With the world’s eyes on Gaza, few are aware that the Palestinians in the West Bank are also suffering the social and economic effects of the war in the Holy Land. Aid to the Church in Need has been accompanying Christians in the Holy Land since the very beginning of the war. A first aid package was approved for use between October and December, and now a second one has been approved for projects from January to April, for a combined total close to €700,000. ACN’s director of projects, Marco Mencaglia, explains why this is, and what the organisation is doing to help.
The war in the Holy Land is focused on Gaza. What is the situation for Palestinians, and Christians in particular, in places like the West Bank and Jerusalem?
It is true that the current fighting is taking place especially in Gaza, but unfortunately the effects of the war are being felt all over the region, and Christians, who are a minority but still a significant community – around 45,000 in the West Bank and 10,000 in East Jerusalem – are being affected in a very direct way.
Most of the Christians living in the West Bank, or in East Jerusalem, work in the tourism sector. Tourism is, of course, a major industry in the Holy Land, and many Christians make a living as tour guides, hotel workers, shop owners or personnel, and of course craftsmen, producing religious items that pilgrims buy when they visit.
But with the outbreak of the war all tourism has come to a standstill. As a result, a major part of the Christian population is out of work, and has lost all sources of income.
Then there are also several hundred Christian skilled and unskilled workers who used to travel into Israel every day to work there. With the borders closed down, this has now become impossible as well. These people are not being bombed, but nonetheless, their livelihoods are at risk.
What sort of numbers are we talking about?
According to our partners on the ground, at thousands of Christians lost their jobs due to the paralysis of the tourism sector. These include over 1,600 hotel employees; over 1,200 craftsmen from the workshops that supplied the souvenir shops; around 900 employees of the souvenir shops themselves; close to 300 tour guides, and about 500 restaurant employees. In many cases, these people were the breadwinners in their families, so it is not just one person who has lost his or her income, but maybe 4, 5 or 6.
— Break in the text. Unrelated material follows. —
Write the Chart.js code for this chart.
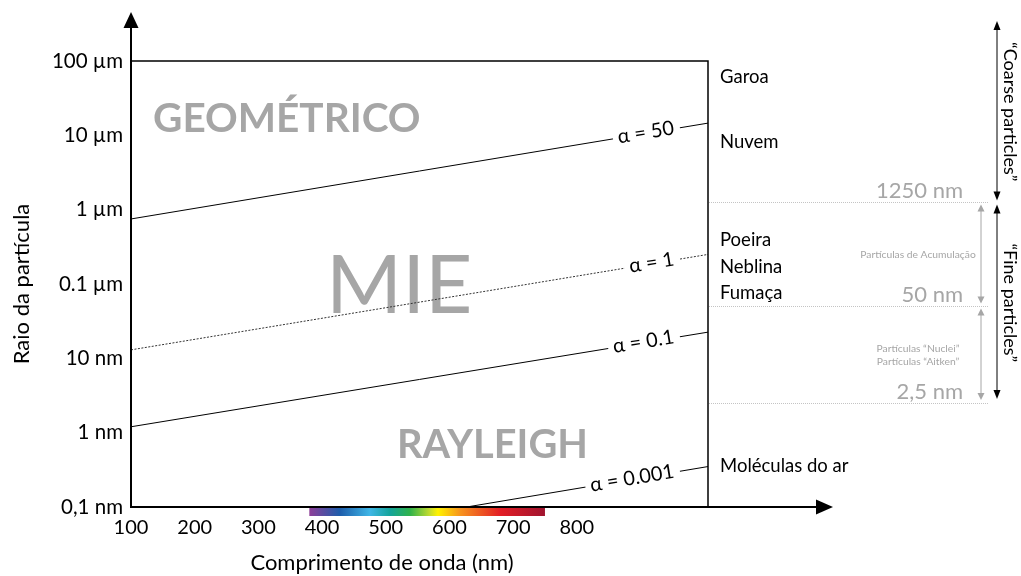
<!DOCTYPE html>
<html>
<head>
<meta charset="utf-8">
<script src="https://cdn.jsdelivr.net/npm/chart.js@4"></script>
<style>
  html, body { margin: 0; padding: 0; background: #fff; }
  canvas { display: block; }
</style>
</head>
<body>
<canvas id="c" width="1021" height="576"></canvas>
<script>
const FONT = 'Lato, "Open Sans", "Liberation Sans", sans-serif';

// Wavelength axis (nm)
const xTicks = [100, 200, 300, 400, 500, 600, 700, 800];
const xMin = 100;
const xMax = 1006;

// Particle radius axis (nm), log scale
const yTicks = [0.1, 1, 10, 100, 1000, 10000, 100000];
const yTickLabels = ['0,1 nm', '1 nm', '10 nm', '0.1 µm', '1 µm', '10 µm', '100 µm'];

// Size-parameter lines: start / end wavelength (nm) and radius (nm)
const alphaLabels = ['α = 50', 'α = 1', 'α = 0.1', 'α = 0.001'];
const alphaStartWl = [100, 100, 100, 627];
const alphaEndWl = [1006, 1006, 1006, 1006];
const alphaStartR = [750, 13, 1.2, 0.1];
const alphaEndR = [14600, 250, 22.5, 0.35];

// Scattering regimes
const regimes = ['GEOMÉTRICO', 'MIE', 'RAYLEIGH'];

// Particle types listed beside the plot
const particleTypes = ['Garoa', 'Nuvem', 'Poeira', 'Neblina', 'Fumaça', 'Moléculas do ar'];

// Aerosol size class boundaries (nm)
const sizeBounds = [1250, 50, 2.5];
const sizeBoundLabels = ['1250 nm', '50 nm', '2,5 nm'];
const sizeClassLabels = [['Partículas de Acumulação'], ['Partículas “Nuclei”', 'Partículas “Aitken”']];
const sizeModeLabels = ['“Coarse particles”', '“Fine particles”'];

// Visible spectrum band (nm) and colours
const spectrumWl = [380, 428, 475, 507, 538, 569, 582, 617, 680, 750];
const spectrumColors = ['#8e3f98', '#1d5dab', '#3fb6e6', '#14a49a', '#2fb24b', '#c4dc2e', '#fff200', '#f7941e', '#e31e26', '#a0142f'];

const GRAY = '#a6a6a6';

const datasets = alphaLabels.map((lab, i) => ({
  label: lab,
  data: [
    { x: alphaStartWl[i], y: alphaStartR[i] },
    { x: alphaEndWl[i], y: alphaEndR[i] }
  ],
  borderColor: i === 1 ? '#333' : '#000',
  borderWidth: 1,
  borderDash: i === 1 ? [2, 1.5] : [],
  pointRadius: 0,
  fill: false,
  tension: 0
}));

function arrowHead(ctx, x, y, dir, size, w) {
  // dir: 'up' | 'down' | 'right'
  ctx.beginPath();
  if (dir === 'up') {
    ctx.moveTo(x, y); ctx.lineTo(x - w, y + size); ctx.lineTo(x + w, y + size);
  } else if (dir === 'down') {
    ctx.moveTo(x, y); ctx.lineTo(x - w, y - size); ctx.lineTo(x + w, y - size);
  } else {
    ctx.moveTo(x, y); ctx.lineTo(x - size, y - w); ctx.lineTo(x - size, y + w);
  }
  ctx.closePath();
  ctx.fill();
}

function doubleArrow(ctx, x, y1, y2, color, size, w, lw) {
  ctx.save();
  ctx.strokeStyle = color;
  ctx.fillStyle = color;
  ctx.lineWidth = lw;
  ctx.beginPath();
  ctx.moveTo(x, y1 + size - 1);
  ctx.lineTo(x, y2 - size + 1);
  ctx.stroke();
  arrowHead(ctx, x, y1, 'up', size, w);
  arrowHead(ctx, x, y2, 'down', size, w);
  ctx.restore();
}

const regimePlugin = {
  id: 'regimes',
  beforeDatasetsDraw(chart) {
    const ctx = chart.ctx;
    ctx.save();
    ctx.fillStyle = GRAY;
    ctx.textBaseline = 'alphabetic';
    ctx.textAlign = 'left';
    ctx.font = 'bold 40.5px ' + FONT;
    ctx.fillText(regimes[0], 153, 132);
    ctx.font = '82px ' + FONT;
    ctx.fillText(regimes[1], 326, 313);
    ctx.font = 'bold 39.8px ' + FONT;
    ctx.fillText(regimes[2], 397, 458);
    ctx.restore();
  }
};

const decorPlugin = {
  id: 'decor',
  afterDatasetsDraw(chart) {
    const ctx = chart.ctx;
    const xs = chart.scales.x;
    const ys = chart.scales.y;

    // alpha labels sitting in gaps along each line
    ctx.save();
    ctx.font = '20px ' + FONT;
    ctx.textAlign = 'center';
    ctx.textBaseline = 'middle';
    alphaLabels.forEach((lab, i) => {
      const x1 = xs.getPixelForValue(alphaStartWl[i]);
      const y1 = ys.getPixelForValue(alphaStartR[i]);
      const x2 = xs.getPixelForValue(alphaEndWl[i]);
      const y2 = ys.getPixelForValue(alphaEndR[i]);
      const ang = Math.atan2(y2 - y1, x2 - x1);
      const w = ctx.measureText(lab).width;
      const cx = 674 - (w / 2) * Math.cos(ang);
      const cy = y1 + (y2 - y1) * (cx - x1) / (x2 - x1);
      ctx.save();
      ctx.translate(cx, cy);
      ctx.rotate(ang);
      ctx.fillStyle = '#fff';
      ctx.fillRect(-w / 2 - 5, -9, w + 11, 18);
      ctx.fillStyle = '#000';
      ctx.fillText(lab, 0, -1);
      ctx.restore();
    });
    ctx.restore();
  },
  afterDraw(chart) {
    const ctx = chart.ctx;
    const xs = chart.scales.x;
    const ys = chart.scales.y;
    const a = chart.chartArea;

    // visible spectrum band under the wavelength axis
    const sx1 = xs.getPixelForValue(spectrumWl[0]);
    const sx2 = xs.getPixelForValue(spectrumWl[spectrumWl.length - 1]);
    const grad = ctx.createLinearGradient(sx1, 0, sx2, 0);
    spectrumWl.forEach((wl, i) => {
      grad.addColorStop((xs.getPixelForValue(wl) - sx1) / (sx2 - sx1), spectrumColors[i]);
    });
    ctx.save();
    ctx.fillStyle = grad;
    ctx.fillRect(sx1, a.bottom, sx2 - sx1, 9);
    ctx.restore();

    // plot frame (top and right)
    ctx.save();
    ctx.strokeStyle = '#000';
    ctx.lineWidth = 1.5;
    ctx.beginPath();
    ctx.moveTo(a.left, a.top);
    ctx.lineTo(a.right, a.top);
    ctx.lineTo(a.right, a.bottom);
    ctx.stroke();

    // axes with arrows
    ctx.lineWidth = 2;
    ctx.beginPath();
    ctx.moveTo(a.left, a.bottom);
    ctx.lineTo(a.left, 26);
    ctx.moveTo(a.left - 1, a.bottom);
    ctx.lineTo(818, a.bottom);
    ctx.stroke();
    ctx.fillStyle = '#000';
    arrowHead(ctx, a.left, 12, 'up', 16, 7.5);
    arrowHead(ctx, 833, a.bottom, 'right', 17, 7.5);
    ctx.restore();

    // wavelength axis title
    ctx.save();
    ctx.font = '22px ' + FONT;
    ctx.fillStyle = '#000';
    ctx.textAlign = 'center';
    ctx.textBaseline = 'middle';
    ctx.fillText('Comprimento de onda (nm)', 382, 563);
    ctx.restore();

    // particle type labels
    const typeY = [77, 142, 240, 267, 293, 466];
    ctx.save();
    ctx.font = '18.5px ' + FONT;
    ctx.fillStyle = '#000';
    ctx.textAlign = 'left';
    ctx.textBaseline = 'middle';
    particleTypes.forEach((t, i) => ctx.fillText(t, a.right + 12, typeY[i]));
    ctx.restore();

    // size class boundaries
    const by = sizeBounds.map(v => ys.getPixelForValue(v));
    ctx.save();
    ctx.strokeStyle = '#c4c4c4';
    ctx.lineWidth = 1;
    ctx.setLineDash([1, 1]);
    by.forEach(y => {
      ctx.beginPath();
      ctx.moveTo(a.right + 1, Math.round(y) + 0.5);
      ctx.lineTo(988, Math.round(y) + 0.5);
      ctx.stroke();
    });
    ctx.setLineDash([]);
    ctx.font = '22px ' + FONT;
    ctx.fillStyle = GRAY;
    ctx.textAlign = 'right';
    ctx.textBaseline = 'alphabetic';
    by.forEach((y, i) => ctx.fillText(sizeBoundLabels[i], 963, y - 4));

    // size class names
    ctx.font = '10.3px ' + FONT;
    ctx.textAlign = 'center';
    ctx.textBaseline = 'middle';
    sizeClassLabels.forEach((lines, k) => {
      const mid = (by[k] + by[k + 1]) / 2;
      lines.forEach((ln, j) => {
        ctx.fillText(ln, 918, mid + (j - (lines.length - 1) / 2) * 13);
      });
    });
    ctx.restore();

    // gray arrows between boundaries
    doubleArrow(ctx, 981, by[0] + 2, by[1] - 3, GRAY, 7, 3.5, 1);
    doubleArrow(ctx, 981, by[1] + 2, by[2] - 3, GRAY, 7, 3.5, 1);

    // coarse / fine mode arrows
    doubleArrow(ctx, 997, 21, by[0] - 2, '#000', 9, 3.5, 1);
    doubleArrow(ctx, 997, by[0] + 2, by[2] - 4, '#000', 9, 3.5, 1);

    ctx.save();
    ctx.font = '18px ' + FONT;
    ctx.fillStyle = '#000';
    ctx.textAlign = 'center';
    ctx.textBaseline = 'middle';
    const modeY = [(21 + by[0]) / 2, (by[0] + by[2]) / 2];
    sizeModeLabels.forEach((t, i) => {
      ctx.save();
      ctx.translate(1010, modeY[i]);
      ctx.rotate(Math.PI / 2);
      ctx.fillText(t, 0, 0);
      ctx.restore();
    });
    ctx.restore();
  }
};

Chart.defaults.font.family = FONT;
Chart.defaults.color = '#000';

new Chart(document.getElementById('c'), {
  type: 'line',
  data: { datasets },
  options: {
    responsive: false,
    animation: false,
    layout: { padding: { top: 61, right: 313, left: 0, bottom: 0 } },
    plugins: {
      legend: { display: false },
      tooltip: { enabled: false }
    },
    scales: {
      x: {
        type: 'linear',
        min: xMin,
        max: xMax,
        grid: { display: false, drawTicks: false },
        border: { display: false },
        afterBuildTicks: s => { s.ticks = xTicks.map(v => ({ value: v })); },
        afterFit: s => { s.height = 69; },
        ticks: {
          font: { size: 20 },
          color: '#000',
          padding: 9,
          maxRotation: 0,
          autoSkip: false,
          callback: v => String(v)
        }
      },
      y: {
        type: 'logarithmic',
        min: yTicks[0],
        max: yTicks[yTicks.length - 1],
        grid: { display: false, drawTicks: false },
        border: { display: false },
        afterBuildTicks: s => { s.ticks = yTicks.map(v => ({ value: v })); },
        afterFit: s => { s.width = 131; },
        ticks: {
          font: { size: 20.5 },
          color: '#000',
          padding: 8,
          autoSkip: false,
          callback: v => {
            const i = yTicks.findIndex(t => Math.abs(Math.log10(t) - Math.log10(v)) < 1e-6);
            return i >= 0 ? yTickLabels[i] : '';
          }
        },
        title: {
          display: true,
          text: 'Raio da partícula',
          font: { size: 22 },
          color: '#000',
          padding: { top: 9, bottom: 0 }
        }
      }
    }
  },
  plugins: [regimePlugin, decorPlugin]
});
</script>
</body>
</html>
What is ACN doing to help?
An easy solution would be to dole out money to families facing economic hardship, but that cannot work as a long-term solution. In less than two decades, this is at least the third time these communities go through this situation. In 2006, because of the war between Israel and Hezbollah; more recently, during the Covid Pandemic, and now because of the war in Gaza. What is more, there is no indication that the war is coming to an end, and that tourists will begin to return to the Holy Land.
Fortunately, during the pandemic, our main partner on the ground, the Latin Patriarchate of Jerusalem, already began projects aimed at building skills and foster employment, to make the community as a whole more resilient to extreme situations. This is an experience that we can benefit from.
For example, the Catholic Church runs a vast network of schools, homes for the elderly, and other institutions. Naturally, these require constant maintenance and servicing. Part of the project that ACN will be funding from January onwards involves training young Christians in technical trades so that they can then work for the Christian institutions, or elsewhere, and earn a living.
We will also be helping to train people to start their own businesses, or to invest in skills that allow them to work remotely, so that they are not so dependent on the political and security situation.
Rather than give them money, we are helping to provide them with skills and a means to earn a living. This is much better in the long run, as it is what helps keep communities anchored in their homes, and dissuades them from emigrating.
But will ACN also be providing more immediate aid?
Yes. We understand that these are medium to long-term projects, but that some degree of immediate aid is also necessary. We have been doing so since the beginning of the war, and we will keep providing some subsidies in the form of food coupons for families, and grants for some of the small businesses that, with some help, can still operate in this environment, and therefore can continue to pay their employees’ salaries. We are also helping to provide medical support to people with chronic diseases, who are facing a particularly difficult period, and grants to school and university students, so that they can continue to pursue their educations. Finally, in some cases we are helping to cover rent costs, so that families can continue to live in their homes, and not be evicted. This is particularly important in Jerusalem, where real-estate costs are very high, and if Christians are evicted, they will find it very difficult to remain in the city.
How much money are we talking about?
From the beginning of this war, we have told our partners on the ground in the Holy Land that we will not abandon them, neither in terms of material help, or in terms of spiritual aid, and we intend to fulfil that promise. We already sent 190,000 euros worth of aid, and these most recent projects that we have approved, for Gaza and also for the West Bank and Jerusalem, come to a total of half a million euros. And we will be attentive to the needs of the local Church for other emergencies that may occur during 2024.